Zemari Ahmadi foi morto junto com nove parentes após militares americanos acreditarem que ele tinha ligações com o Estado Islâmico. O erro foi admitido em setembro pelos próprios militares americanos, mas na época o Pentágono disse que não tomaria medidas disciplinares contra os funcionários dos EUA envolvidos na ordenação do ataque. A afirmação é de que os EUA haviam feito um “compromisso com as famílias, incluindo oferecer pagamentos de condolências ex gratia (indenização)”.
Segundo as autoridades americanas, as perspectivas de retirar os parentes das vítimas se tornaram mais difíceis depois da CIA matar Ayman al-Zawahiri, líder da Al-Qaeda, há duas semanas.
Funcionários do Pentágono disseram que estavam trabalhando há meses, juntamente com colegas do Departamento de Estado e da Casa Branca, para retirar os familiares e outros funcionários da organização de ajuda que Ahmadi liderava, apesar de não terem mais qualquer presença militar ou diplomática americana no Afeganistão. “O Departamento de Defesa, em coordenação com outros departamentos e agências do governo dos EUA, continua a tomar medidas para responder ao ataque aéreo de 29 de agosto de 2021 em Cabul, Afeganistão”, disse Todd Breasseale, secretário interino de imprensa do Pentágono, em um comunicado.

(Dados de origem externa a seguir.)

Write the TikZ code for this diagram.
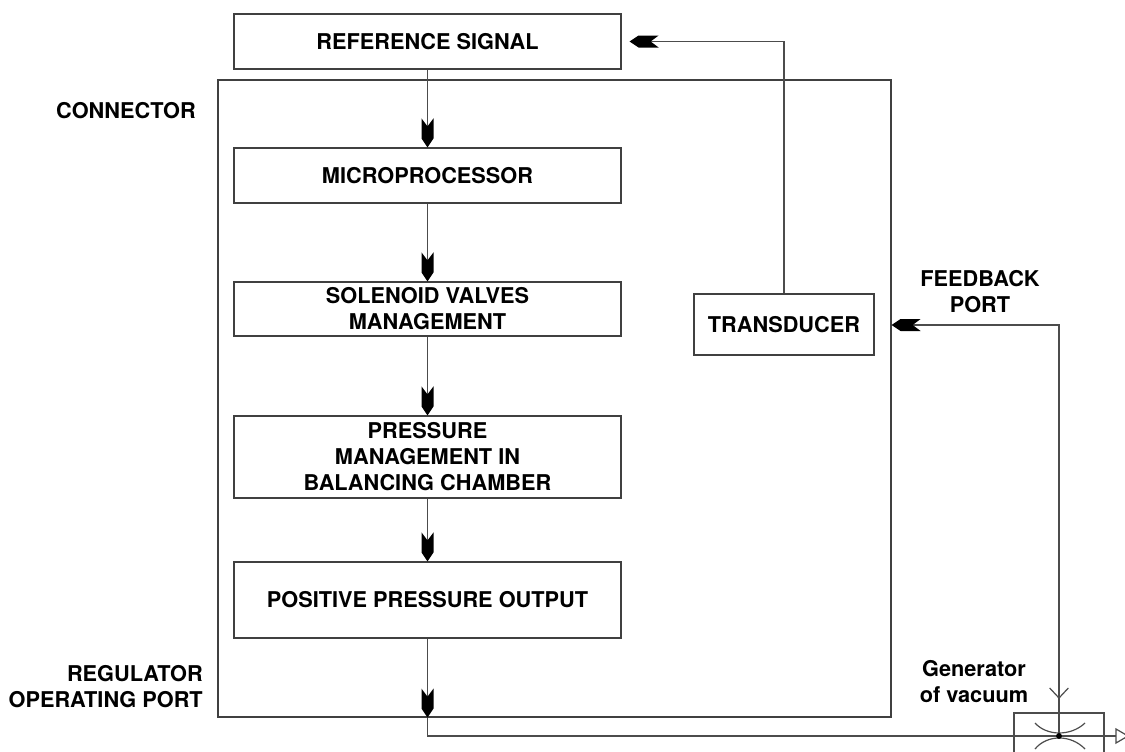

O valor das indenizações oferecidas pelo Pentágono não foram especificadas. Funcionários da administração e advogados da família disseram que as negociações sobre quaisquer pagamentos foram suspensas até que todos os membros da família tenham sido retirados em segurança do Afeganistão.
Indenizações são raras
Especialistas em direitos humanos e legais que rastrearam vítimas civis no Afeganistão e no Iraque, mortos em ataques resultantes de drones americanos e ataques aéreos fora das zonas de guerra oficiais, estimam que centenas de milhares de civis foram mortos como resultado das guerras americanas promovidas após os ataques do 11 de setembro. A prática de pagar indenizações, entretanto, é vista como rara devido à falta de transparência em relação a ataques secretos e à ausência de investigações minuciosas em locais que muitas vezes são difíceis para os defensores de direitos humanos atuarem.

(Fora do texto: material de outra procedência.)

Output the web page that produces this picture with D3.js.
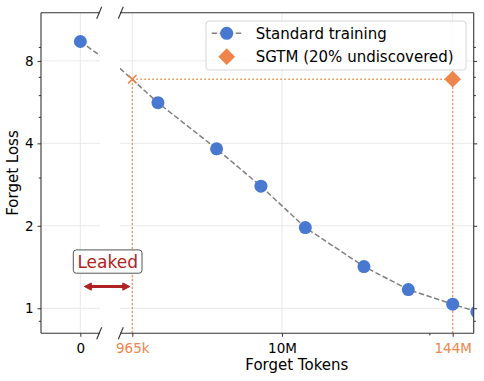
<!DOCTYPE html>
<html>
<head>
<meta charset="utf-8">
<script src="https://cdn.jsdelivr.net/npm/d3@7"></script>
<style>
  body{ margin:0; background:#fff; }
  svg{ display:block; font-family:"DejaVu Sans", sans-serif; }
</style>
</head>
<body>
<div id="chart"></div>
<script>
// values
const stdTokens = [0, 1.44e6, 3.6e6, 7.2e6, 14.4e6, 36e6, 72e6, 144e6, 210e6];
const stdLoss   = [9.42, 5.63, 3.82, 2.79, 1.97, 1.42, 1.17, 1.035, 0.97];
const sgtmTokens = [144e6];
const sgtmLoss   = [6.86];
const matchTokens = [965e3];          // standard training hits SGTM loss here
const yTicks = [1, 2, 4, 8];
const yMinor = [0.9, 3, 5, 6, 7, 9];
const xTicks = [965e3, 10e6, 144e6];
const xTickLabels = ['965k', '10M', '144M'];
const xMinor = [100e6];
const zeroAt = 5e5;                   // where "0 tokens" sits on the log axis

const W = 484, H = 381;
const yTop = 12.7, yBot = 333.3;
const BLUE = '#4878d0', ORANGE = '#ee854a', RED = '#b22222', SPINE = '#333';

const svg = d3.select('#chart').append('svg').attr('width', W).attr('height', H);

const y = d3.scaleLog().domain([0.81, 12]).range([yBot, yTop]);
const xL = d3.scaleLog().domain([3.08e5, 6.37e5]).range([41, 100]);
const xR = d3.scaleLog().domain([7.96e5, 2.0e8]).range([120, 473.7]);
const tx = t => t === 0 ? zeroAt : t;

const std = stdTokens.map((t, i) => ({t: t, loss: stdLoss[i]}));

// clip paths for both panels
const defs = svg.append('defs');
[['clipL', xL], ['clipR', xR]].forEach(([id, sc]) => {
  const r = sc.range();
  defs.append('clipPath').attr('id', id).append('rect')
    .attr('x', r[0]).attr('y', yTop).attr('width', r[1] - r[0]).attr('height', yBot - yTop);
});

function panel(sc, clip, isRight) {
  const g = svg.append('g');
  const r = sc.range();
  // grid
  g.selectAll('.hg').data(yTicks).enter().append('line')
    .attr('x1', r[0]).attr('x2', r[1]).attr('y1', d => y(d)).attr('y2', d => y(d))
    .attr('stroke', '#e6e6e6').attr('stroke-width', 0.9);
  const gx = isRight ? xTicks : [zeroAt];
  g.selectAll('.vg').data(gx).enter().append('line')
    .attr('x1', d => sc(d)).attr('x2', d => sc(d)).attr('y1', yTop).attr('y2', yBot)
    .attr('stroke', '#e6e6e6').attr('stroke-width', 0.9);

  const inner = g.append('g').attr('clip-path', `url(#${clip})`);
  if (isRight) {
    const yl = y(sgtmLoss[0]);
    inner.append('line')
      .attr('x1', sc(matchTokens[0])).attr('x2', sc(sgtmTokens[0]))
      .attr('y1', yl).attr('y2', yl);
    inner.append('line')
      .attr('x1', sc(matchTokens[0])).attr('x2', sc(matchTokens[0]))
      .attr('y1', yl).attr('y2', yBot);
    inner.append('line')
      .attr('x1', sc(sgtmTokens[0])).attr('x2', sc(sgtmTokens[0]))
      .attr('y1', yl).attr('y2', yBot);
    inner.selectAll('line').attr('stroke', ORANGE).attr('stroke-width', 1.5)
      .attr('stroke-dasharray', '1.5,2.5');
  }
  inner.append('path').datum(std)
    .attr('d', d3.line().x(d => sc(tx(d.t))).y(d => y(d.loss)))
    .attr('fill', 'none').attr('stroke', '#808080').attr('stroke-width', 1.5)
    .attr('stroke-dasharray', '5.5,2.5');
  inner.selectAll('circle').data(std).enter().append('circle')
    .attr('cx', d => sc(tx(d.t))).attr('cy', d => y(d.loss)).attr('r', 6.5)
    .attr('fill', BLUE);
  if (isRight) {
    const mx = sc(matchTokens[0]), my = y(sgtmLoss[0]), s = 4.2;
    inner.append('path')
      .attr('d', `M${mx - s},${my - s}L${mx + s},${my + s}M${mx - s},${my + s}L${mx + s},${my - s}`)
      .attr('stroke', ORANGE).attr('stroke-width', 1.6);
    inner.selectAll('.dia').data(sgtmTokens).enter().append('path')
      .attr('d', d3.symbol(d3.symbolSquare, 140)())
      .attr('transform', (d, i) => `translate(${sc(d)},${y(sgtmLoss[i])}) rotate(45)`)
      .attr('fill', ORANGE);
  }

  // x ticks
  const ax = d3.axisBottom(sc).tickSize(3.5).tickPadding(7);
  if (isRight) ax.tickValues(xTicks).tickFormat((d, i) => xTickLabels[i]);
  else ax.tickValues([zeroAt]).tickFormat(() => '0');
  const axg = g.append('g').attr('transform', `translate(0,${yBot})`).call(ax);
  axg.select('.domain').remove();
  axg.selectAll('text').attr('font-size', 13.5).attr('font-family', 'DejaVu Sans')
    .attr('fill', d => (isRight && d !== 10e6) ? ORANGE : '#000');
  axg.selectAll('line').attr('stroke', SPINE);
  if (isRight) {
    const mg = g.append('g').attr('transform', `translate(0,${yBot})`)
      .call(d3.axisBottom(sc).tickValues(xMinor).tickSize(2.2).tickFormat(''));
    mg.select('.domain').remove();
    mg.selectAll('line').attr('stroke', SPINE);
  }

  // y ticks
  const yx = isRight ? r[1] : r[0];
  const yAx = isRight ? d3.axisRight(y) : d3.axisLeft(y);
  const yg = g.append('g').attr('transform', `translate(${yx},0)`)
    .call(yAx.tickValues(yTicks).tickSize(3.5).tickPadding(4)
      .tickFormat(isRight ? '' : d3.format('d')));
  yg.select('.domain').remove();
  yg.selectAll('text').attr('font-size', 13.5).attr('font-family', 'DejaVu Sans').attr('fill', '#000');
  yg.selectAll('line').attr('stroke', SPINE);
  const ym = g.append('g').attr('transform', `translate(${yx},0)`)
    .call((isRight ? d3.axisRight(y) : d3.axisLeft(y)).tickValues(yMinor).tickSize(2.2).tickFormat(''));
  ym.select('.domain').remove();
  ym.selectAll('line').attr('stroke', SPINE);

  // spines
  const sp = g.append('g').attr('stroke', SPINE).attr('stroke-width', 1.1).attr('fill', 'none');
  sp.append('line').attr('x1', r[0]).attr('x2', r[1]).attr('y1', yTop).attr('y2', yTop);
  sp.append('line').attr('x1', r[0]).attr('x2', r[1]).attr('y1', yBot).attr('y2', yBot);
  sp.append('line').attr('x1', yx).attr('x2', yx).attr('y1', yTop).attr('y2', yBot);
  // break marks
  const bx = isRight ? r[0] + 0.8 : r[1] - 0.8;
  [yTop, yBot].forEach(by => {
    sp.append('line').attr('x1', bx - 2.5).attr('y1', by + 6).attr('x2', bx + 2.5).attr('y2', by - 6);
  });
}

panel(xL, 'clipL', false);
panel(xR, 'clipR', true);

// axis titles
const xr = xR.range();
svg.append('text').attr('x', (xr[0] + xr[1]) / 2).attr('y', 370)
  .attr('text-anchor', 'middle').attr('font-size', 15).text('Forget Tokens');
svg.append('text').attr('transform', `translate(18.3,${(yTop + yBot) / 2}) rotate(-90)`)
  .attr('text-anchor', 'middle').attr('font-size', 15).text('Forget Loss');

// "Leaked" annotation: from 0 tokens up to the matching point
const ay = y(1.2);
const ax0 = xL(zeroAt) + 4, ax1 = xR(matchTokens[0]) - 2.5;
svg.append('line').attr('x1', ax0 + 4).attr('x2', ax1 - 4).attr('y1', ay).attr('y2', ay)
  .attr('stroke', RED).attr('stroke-width', 3);
svg.append('path')
  .attr('d', `M${ax0},${ay}L${ax0 + 7},${ay - 3.6}L${ax0 + 7},${ay + 3.6}Z` +
             `M${ax1},${ay}L${ax1 - 7},${ay - 3.6}L${ax1 - 7},${ay + 3.6}Z`)
  .attr('fill', RED).attr('stroke', RED).attr('stroke-width', 1).attr('stroke-linejoin', 'round');
const ly = y(1.48);
const lab = svg.append('g');
lab.append('rect').attr('x', 73.3).attr('y', ly - 11.7).attr('width', 68.7).attr('height', 23.3)
  .attr('rx', 3).attr('fill', '#fff').attr('stroke', '#555').attr('stroke-width', 1);
lab.append('text').attr('x', 107.7).attr('y', ly).attr('dy', '0.36em')
  .attr('text-anchor', 'middle').attr('font-size', 17).attr('fill', RED).text('Leaked');

// legend
const lg = svg.append('g').attr('transform', 'translate(206,21)');
lg.append('rect').attr('width', 260).attr('height', 49).attr('rx', 3)
  .attr('fill', '#fff').attr('fill-opacity', 0.85).attr('stroke', '#d6d6d6').attr('stroke-width', 1);
lg.append('line').attr('x1', 5.7).attr('x2', 35.7).attr('y1', 12.3).attr('y2', 12.3)
  .attr('stroke', '#808080').attr('stroke-width', 1.5).attr('stroke-dasharray', '5.5,2.5');
lg.append('circle').attr('cx', 20.7).attr('cy', 12.3).attr('r', 6.5).attr('fill', BLUE);
lg.append('path').attr('d', d3.symbol(d3.symbolSquare, 140)())
  .attr('transform', 'translate(20.7,35.7) rotate(45)').attr('fill', ORANGE);
lg.append('text').attr('x', 49.7).attr('y', 12.3).attr('dy', '0.36em').attr('font-size', 15)
  .text('Standard training');
lg.append('text').attr('x', 49.7).attr('y', 35.7).attr('dy', '0.36em').attr('font-size', 15)
  .text('SGTM (20% undiscovered)');
</script>
</body>
</html>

O ataque com drones contra a família de Ahmadi é incomum porque matou civis em Cabul, capital do Afeganistão, em meio a um forte escrutínio dos esforços de retirada das tropas militares americanas, que já eram caóticos e violentos. Um vídeo gravado por uma câmera de vigilância e divulgado pela Nutrition and Education International também mostrou a vítima transportando grandes latas de água para a família pouco antes do ataque.
Após o ataque, os militares americanos confessaram que acreditavam erroneamente que estavam mirando um agente que transportava explosivos de um esconderijo pertencente ao Estado Islâmico-Khorasan, braço do Estado Islâmico. O ataque ocorreu três dias depois que um homem-bomba afiliado ao ISIS-K detonou uma bomba em meio a uma multidão do lado de fora do aeroporto de Cabul. Esse ataque matou cerca de 200 afegãos e 13 militares americanos que ajudavam os afegãos a saírem do país.

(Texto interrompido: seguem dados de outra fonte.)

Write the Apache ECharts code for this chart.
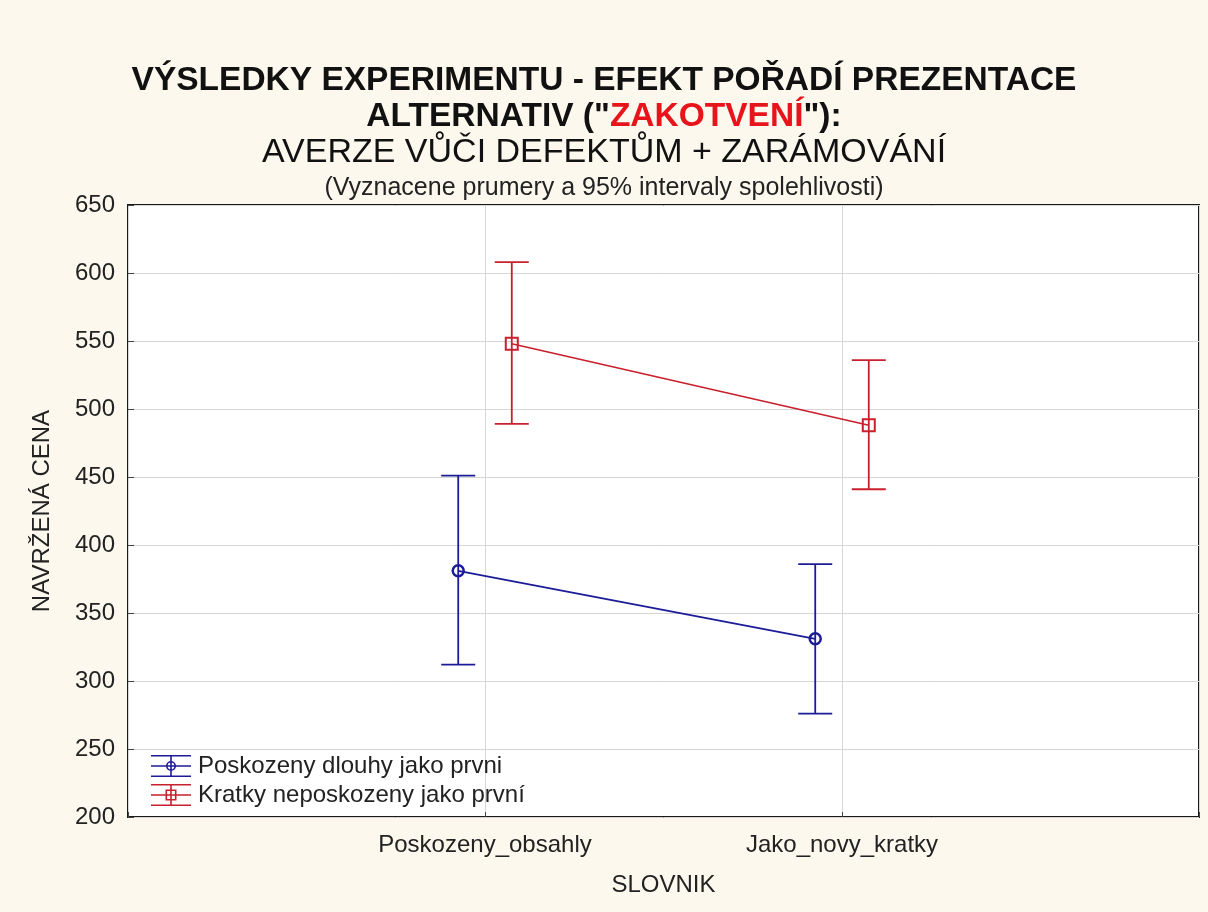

Após a investigação militar dos EUA sobre o ataque com drones, o secretário de Defesa dos EUA, Lloyd Austin, saudou Ahmadi como um homem que forneceu “assistência de cuidado e salvamento” através da Nutrition and Education International, organização a qual ele fazia parte e que tem trabalhado para aliviar a fome e a desnutrição no Afeganistão.